子どもが社会的な正しさを習得するという、目的が達せられればいいわけであるから、まず試みるべき手段は話し合いである。
話し合いも、親側の価値観が正しいという前提で始めるのでなく、世代間のギャップや、子どもが自分よりも思考力が低いとかの思い込みとか、そんな凝り固まった価値観の常識を捨てて、まず子どもがなぜこんなことをしているのかを知るべきである。そのうえで子供の意思の自由と価値観を尊重しながら、これは良くないなと判断したことを叱って押し付けるのでなく、問いかけながら子ども自身に気づかせることが理想だと思われる。
もちろんこれは理想であるし、毎回毎回こんな手間をかけてもられないだろう。それに理想をいってはみたものの毒親がこんなことを出来るとは最初から想定していない。
だが、しかし躾の内容の深刻性や緊急性からキツめに叱るということが必要になることもあるだろう。子育てと暮らしの多忙のなかでストレスが溜まり、そういった躾の丁寧な手順がないがしろになることもあるだろう。親も人間である以上、脆弱さを許さないということもできない。

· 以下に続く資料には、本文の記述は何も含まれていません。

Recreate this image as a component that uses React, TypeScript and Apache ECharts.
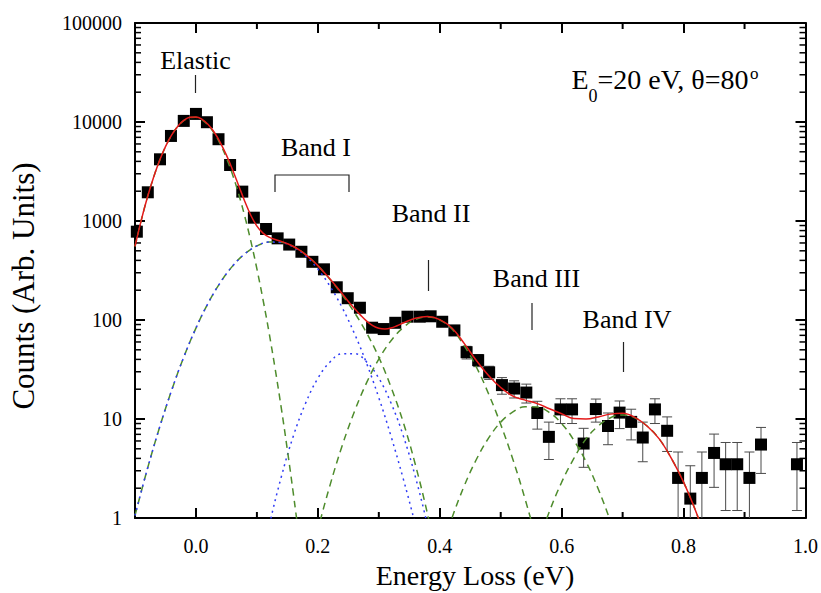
import React, { useEffect, useRef } from "react";
import * as echarts from "echarts";

// ---- measured data (energy loss in eV, counts) ----
const energy = [-0.097, -0.079, -0.059, -0.041, -0.020, 0.000, 0.018, 0.037, 0.056, 0.076, 0.095, 0.115, 0.134, 0.153, 0.173, 0.191, 0.210, 0.231, 0.249, 0.269, 0.289, 0.308, 0.327, 0.347, 0.367, 0.385, 0.404, 0.424, 0.444, 0.463, 0.481, 0.502, 0.522, 0.542, 0.560, 0.579, 0.598, 0.617, 0.636, 0.656, 0.676, 0.695, 0.714, 0.733, 0.753, 0.773, 0.791, 0.811, 0.830, 0.850, 0.869, 0.888, 0.908, 0.927, 0.986];
const counts = [780, 1950, 4200, 7230, 10260, 12070, 9950, 6700, 3680, 1980, 1080, 830, 668, 578, 489, 387, 325, 214, 166, 133, 83.6, 81, 93.7, 108, 108, 109, 96, 78.5, 47.3, 39.3, 29.6, 22, 20.3, 18.5, 11.5, 6.6, 12.5, 12.5, 5.65, 12.6, 8.5, 11.6, 9.35, 6.5, 12.5, 7.6, 2.54, 1.57, 2.54, 4.54, 3.49, 3.49, 2.54, 5.52, 3.49];
const errors = [28, 44, 65, 85, 101, 110, 100, 82, 61, 44, 33, 29, 26, 24, 22, 20, 18, 15, 13, 11.5, 9, 9, 9.7, 10.4, 10.4, 10.4, 9.8, 8.9, 6.9, 5.5, 4.5, 4.2, 4.0, 4.0, 3.6, 2.7, 3.5, 3.5, 2.4, 3.3, 3.0, 3.6, 3.2, 2.8, 3.5, 2.9, 2.1, 1.8, 2.1, 2.5, 2.3, 2.3, 2.1, 2.7, 2.3];

// ---- fitted curves: [energy, counts] ----
const totalFit: [number, number][] = [[-0.10, 554], [-0.09, 1004], [-0.08, 1705], [-0.07, 2709], [-0.06, 4035], [-0.05, 5636], [-0.04, 7364], [-0.03, 9024], [-0.02, 10362], [-0.01, 11150], [0.00, 11243], [0.01, 10642], [0.02, 9445], [0.03, 7882], [0.04, 6203], [0.05, 4622], [0.06, 3296], [0.07, 2285], [0.08, 1586], [0.09, 1144], [0.10, 888], [0.11, 754], [0.12, 687], [0.13, 650], [0.14, 622], [0.15, 590], [0.16, 553], [0.17, 508], [0.18, 458], [0.19, 405], [0.20, 354], [0.21, 303], [0.22, 259], [0.23, 219], [0.24, 184], [0.25, 154], [0.26, 131], [0.27, 112], [0.28, 97.4], [0.29, 87.8], [0.30, 82.5], [0.31, 81.2], [0.32, 83], [0.33, 87.5], [0.34, 93.2], [0.36, 104.3], [0.38, 108.3], [0.40, 101], [0.42, 83], [0.44, 58], [0.46, 39], [0.48, 27.5], [0.50, 20.8], [0.52, 17.0], [0.54, 15.5], [0.56, 14.3], [0.58, 12.7], [0.60, 11.3], [0.62, 10.1], [0.64, 10.0], [0.66, 10.5], [0.68, 11.2], [0.70, 11.4], [0.72, 10.4], [0.74, 8.5], [0.76, 6.3], [0.78, 4.0], [0.80, 2.3], [0.82, 1.17], [0.84, 0.52]];
const elasticFit: [number, number][] = [[-0.10, 553], [-0.09, 1002], [-0.08, 1702], [-0.07, 2704], [-0.06, 4027], [-0.05, 5623], [-0.04, 7345], [-0.03, 8995], [-0.02, 10320], [-0.01, 11090], [0.00, 11160], [0.01, 10530], [0.02, 9297], [0.03, 7692], [0.04, 5964], [0.05, 4330], [0.06, 2946], [0.07, 1877], [0.08, 1121], [0.09, 627], [0.10, 328], [0.11, 161], [0.12, 74.1], [0.13, 31.9], [0.14, 12.9], [0.15, 4.86], [0.16, 1.72], [0.17, 0.57], [0.18, 0.18]];
const bandIFit: [number, number][] = [[-0.10, 1.06], [-0.08, 3.08], [-0.06, 8.1], [-0.04, 19.4], [-0.02, 42.2], [0.00, 82.8], [0.02, 148], [0.04, 239], [0.06, 350], [0.08, 465], [0.10, 560], [0.12, 613], [0.14, 609], [0.16, 551], [0.18, 458], [0.20, 353], [0.22, 257], [0.24, 179], [0.26, 119], [0.28, 74], [0.30, 42], [0.32, 21], [0.34, 9.3], [0.36, 3.45], [0.38, 1.09], [0.40, 0.29]];
const bandIaFit: [number, number][] = [[-0.10, 1.06], [-0.08, 3.08], [-0.06, 8.1], [-0.04, 19.4], [-0.02, 42.2], [0.00, 82.8], [0.02, 148], [0.04, 239], [0.06, 350], [0.08, 465], [0.10, 560], [0.12, 612], [0.14, 606], [0.16, 544], [0.18, 443], [0.20, 327], [0.22, 219], [0.24, 133], [0.26, 73], [0.28, 36.4], [0.30, 16.4], [0.32, 6.7], [0.34, 2.5], [0.36, 0.85], [0.38, 0.26]];
const bandIbFit: [number, number][] = [[0.10, 0.22], [0.12, 0.83], [0.14, 2.6], [0.16, 6.8], [0.18, 14.5], [0.20, 25.8], [0.22, 37.7], [0.24, 45.7], [0.26, 45.7], [0.28, 37.7], [0.30, 25.8], [0.32, 14.5], [0.34, 6.8], [0.36, 2.6], [0.38, 0.83], [0.40, 0.22]];
const bandIIFit: [number, number][] = [[0.18, 0.24], [0.20, 0.76], [0.22, 2.15], [0.24, 5.4], [0.26, 11.9], [0.28, 23.3], [0.30, 40.3], [0.32, 61.8], [0.34, 83.9], [0.36, 100.8], [0.38, 107.2], [0.40, 100], [0.42, 81], [0.44, 55], [0.46, 33.5], [0.48, 18], [0.50, 8.8], [0.52, 3.9], [0.54, 1.55], [0.56, 0.55], [0.58, 0.17]];
const bandIIIFit: [number, number][] = [[0.38, 0.155], [0.40, 0.42], [0.42, 1.0], [0.44, 2.1], [0.46, 3.9], [0.48, 6.4], [0.50, 9.3], [0.52, 11.8], [0.54, 13.3], [0.56, 13.2], [0.58, 11.6], [0.60, 9.0], [0.62, 6.1], [0.64, 3.7], [0.66, 1.96], [0.68, 0.92], [0.70, 0.38], [0.72, 0.14]];
const bandIVFit: [number, number][] = [[0.54, 0.2], [0.56, 0.52], [0.58, 1.17], [0.60, 2.3], [0.62, 4.0], [0.64, 6.3], [0.66, 8.5], [0.68, 10.3], [0.70, 11.0], [0.72, 10.3], [0.74, 8.5], [0.76, 6.3], [0.78, 4.0], [0.80, 2.3], [0.82, 1.17], [0.84, 0.52], [0.86, 0.2]];

// ---- axis ticks ----
const xMajorTicks = [0, 0.2, 0.4, 0.6, 0.8, 1.0];
const xMinorTicks = [0.1, 0.3, 0.5, 0.7, 0.9];
const yMinorTicks = [2, 3, 4, 5, 6, 7, 8, 9, 20, 30, 40, 50, 60, 70, 80, 90, 200, 300, 400, 500, 600, 700, 800, 900, 2000, 3000, 4000, 5000, 6000, 7000, 8000, 9000, 20000, 30000, 40000, 50000, 60000, 70000, 80000, 90000];

const X_MIN = -0.1;
const X_MAX = 1.0;
const Y_MIN = 1;
const Y_MAX = 100000;

const FONT = "Liberation Serif, Times New Roman, serif";
const GREEN = "#4e8c2c";
const BLUE = "#2f3cf5";
const RED = "#e41a1a";

function fitLine(name: string, data: [number, number][], color: string, type: any, z: number) {
  return {
    name,
    type: "line",
    data,
    smooth: 0.4,
    showSymbol: false,
    symbol: "none",
    silent: true,
    clip: true,
    z,
    lineStyle: { color, width: 1.5, type },
  };
}

function txt(text: string, x: number, y: number, size: number, align = "center", extra: any = {}) {
  return {
    type: "text",
    x,
    y,
    ...extra,
    style: { text, font: `${size}px ${FONT}`, fill: "#000", textAlign: align, textVerticalAlign: "middle" },
  };
}

export default function App() {
  const ref = useRef<HTMLDivElement>(null);
  useEffect(() => {
    if (!ref.current) return;
    const chart = echarts.init(ref.current, null, { renderer: "svg" });
    const axisLine = { show: true, onZero: false, lineStyle: { color: "#000", width: 2 } };
    const tickStyle = { color: "#000", width: 2 };
    const option: any = {
      animation: false,
      backgroundColor: "#fff",
      grid: { left: 135, right: 14, top: 23, bottom: 75, containLabel: false },
      xAxis: [
        {
          type: "value",
          min: X_MIN,
          max: X_MAX,
          position: "bottom",
          axisLine,
          axisTick: { show: true, inside: true, length: 10, customValues: xMajorTicks, lineStyle: tickStyle },
          axisLabel: {
            show: true,
            customValues: xMajorTicks,
            formatter: (v: number) => v.toFixed(1),
            fontFamily: FONT,
            fontSize: 20,
            color: "#000",
            margin: 18,
          },
          splitLine: { show: false },
        },
        {
          type: "value",
          min: X_MIN,
          max: X_MAX,
          position: "top",
          axisLine,
          axisTick: { show: true, inside: true, length: 10, customValues: xMajorTicks, lineStyle: tickStyle },
          axisLabel: { show: false },
          splitLine: { show: false },
        },
      ],
      yAxis: [
        {
          type: "log",
          logBase: 10,
          min: Y_MIN,
          max: Y_MAX,
          splitNumber: 5,
          position: "left",
          axisLine,
          axisTick: { show: true, inside: true, length: 10, lineStyle: tickStyle },
          axisLabel: {
            formatter: (v: number) => String(Math.round(v)),
            fontFamily: FONT,
            fontSize: 20,
            color: "#000",
            margin: 13,
          },
          splitLine: { show: false },
        },
        {
          type: "log",
          logBase: 10,
          min: Y_MIN,
          max: Y_MAX,
          splitNumber: 5,
          position: "right",
          axisLine,
          axisTick: { show: true, inside: true, length: 10, lineStyle: tickStyle },
          axisLabel: { show: false },
          splitLine: { show: false },
        },
      ],
      series: [
        {
          type: "custom",
          name: "yMinorTicks",
          silent: true,
          data: yMinorTicks.map((v) => [X_MIN, v]),
          encode: { x: 0, y: 1 },
          renderItem: (_p: any, api: any) => {
            const v = api.value(1);
            const l = api.coord([X_MIN, v]);
            const r = api.coord([X_MAX, v]);
            const st = { stroke: "#000", lineWidth: 1.5 };
            return {
              type: "group",
              children: [
                { type: "line", shape: { x1: l[0], y1: l[1], x2: l[0] + 6, y2: l[1] }, style: st },
                { type: "line", shape: { x1: r[0] - 6, y1: r[1], x2: r[0], y2: r[1] }, style: st },
              ],
            };
          },
          z: 5,
        },
        {
          type: "custom",
          name: "xMinorTicks",
          silent: true,
          data: xMinorTicks.map((v) => [v, Y_MIN]),
          encode: { x: 0, y: 1 },
          renderItem: (_p: any, api: any) => {
            const v = api.value(0);
            const b = api.coord([v, Y_MIN]);
            const t = api.coord([v, Y_MAX]);
            const st = { stroke: "#000", lineWidth: 2 };
            return {
              type: "group",
              children: [
                { type: "line", shape: { x1: b[0], y1: b[1], x2: b[0], y2: b[1] - 6 }, style: st },
                { type: "line", shape: { x1: t[0], y1: t[1], x2: t[0], y2: t[1] + 6 }, style: st },
              ],
            };
          },
          z: 5,
        },
        {
          type: "custom",
          name: "errorBars",
          silent: true,
          clip: true,
          data: energy.map((x, i) => [x, counts[i], errors[i]]),
          encode: { x: 0, y: 1 },
          renderItem: (_p: any, api: any) => {
            const x = api.value(0);
            const y = api.value(1);
            const e = api.value(2);
            const hi = api.coord([x, y + e]);
            const lo = api.coord([x, Math.max(y - e, 0.01)]);
            const w = 5;
            const st = { stroke: "#4a4a4a", lineWidth: 1 };
            return {
              type: "group",
              children: [
                { type: "line", shape: { x1: hi[0], y1: hi[1], x2: lo[0], y2: lo[1] }, style: st },
                { type: "line", shape: { x1: hi[0] - w, y1: hi[1], x2: hi[0] + w, y2: hi[1] }, style: st },
                { type: "line", shape: { x1: lo[0] - w, y1: lo[1], x2: lo[0] + w, y2: lo[1] }, style: st },
              ],
            };
          },
          z: 2,
        },
        {
          type: "scatter",
          name: "Data",
          data: energy.map((x, i) => [x, counts[i]]),
          symbol: "rect",
          symbolSize: 12,
          itemStyle: { color: "#000", opacity: 1 },
          silent: true,
          z: 3,
        },
        fitLine("Band I", bandIFit, GREEN, [7, 5], 4),
        fitLine("Band I a", bandIaFit, BLUE, [2, 4], 4),
        fitLine("Band I b", bandIbFit, BLUE, [2, 4], 4),
        fitLine("Elastic", elasticFit, GREEN, [7, 5], 4),
        fitLine("Band II", bandIIFit, GREEN, [7, 5], 4),
        fitLine("Band III", bandIIIFit, GREEN, [7, 5], 4),
        fitLine("Band IV", bandIVFit, GREEN, [7, 5], 4),
        fitLine("Total", totalFit, RED, "solid", 6),
      ],
      graphic: {
        elements: [
          txt("Energy Loss (eV)", 475, 575, 28),
          txt("Counts (Arb. Units)", 23, 286, 31, "center", { rotation: Math.PI / 2 }),
          txt("Elastic", 195.5, 60, 26),
          { type: "line", shape: { x1: 195.5, y1: 75, x2: 195.5, y2: 93 }, style: { stroke: "#222", lineWidth: 1.2 } },
          txt("Band I", 316, 147, 26),
          { type: "polyline", shape: { points: [[275, 192], [275, 175], [349, 175], [349, 192]] }, style: { stroke: "#222", lineWidth: 1.2, fill: "none" } },
          txt("Band II", 431, 213, 26),
          { type: "line", shape: { x1: 428.5, y1: 260, x2: 428.5, y2: 291 }, style: { stroke: "#222", lineWidth: 1.2 } },
          txt("Band III", 536.5, 278, 26),
          { type: "line", shape: { x1: 532, y1: 303, x2: 532, y2: 330 }, style: { stroke: "#222", lineWidth: 1.2 } },
          txt("Band IV", 627, 319, 26),
          { type: "line", shape: { x1: 623.5, y1: 342, x2: 623.5, y2: 372 }, style: { stroke: "#222", lineWidth: 1.2 } },
          txt("E", 571.5, 79, 28, "left"),
          txt("0", 588.5, 96, 18, "left"),
          txt("=20 eV, θ=80", 597.5, 79, 28, "left"),
          txt("o", 750, 73, 17, "left"),
        ],
      },
    };
    chart.setOption(option);
    return () => chart.dispose();
  }, []);
  return (
    <div
      ref={ref}
      style={{ position: "fixed", left: 0, top: 0, width: 821, height: 593, background: "#fff" }}
    />
  );
}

一万歩ゆずって、キツめに叱らなくてはいけない状況があると想定してみよう。
しかし、そんなときでも躾は正当な理由とセットであるべきであり、
毒親の場合、私生活のうまくいかなさや自分の不甲斐なさ、不満のはけ口に子どもをサンドバッグにしているだけであり、それに躾というもっともらしい理由をつけているだけである。
だから躾の正当な理由を聞こうとすると誤魔化したり、いまいち釈然としないチグハグなことを言ったりする。
だけどその状況では、毒親の主張はめちゃくちゃではあるけど、子どもの側にも躾されるような少しばかりの落ち度があるように見えるものである。
しかし、これは子どもが悪い子である証明ではない。人間は誰しも完璧でなく過ちを犯しながら成長していくものだからだ。
子どもに落ち度があるから毒親の加害行為が正当化されるなら、じゃあ毒親側の欠落はどうなのか。生まれてから今までの生涯に渡っての不手際の罪状と同時に審査して比べられなければアンフェアであろう。
総じて、子ども側に落ち度がある場合でも、躾の目的と手段は正当であるのか双方を総合的に見るべきである。
いかなる場合でも子どもの人格を傷つけたり否定したり、後になってまで疵痕になるような躾などしていいわけがない。
子どもは親の所有物でない。親の庇護を受けているとはいえ、憲法に保障された自由な国民の権利をもっている。親でもそれを侵害する権利はない。ましてや、いかなる場合でも子供の身体や心も傷つける権限などもっていない。
不当に美化された家庭という閉鎖空間で、躾の名の下に行われている加害行為は許されるべきものではない。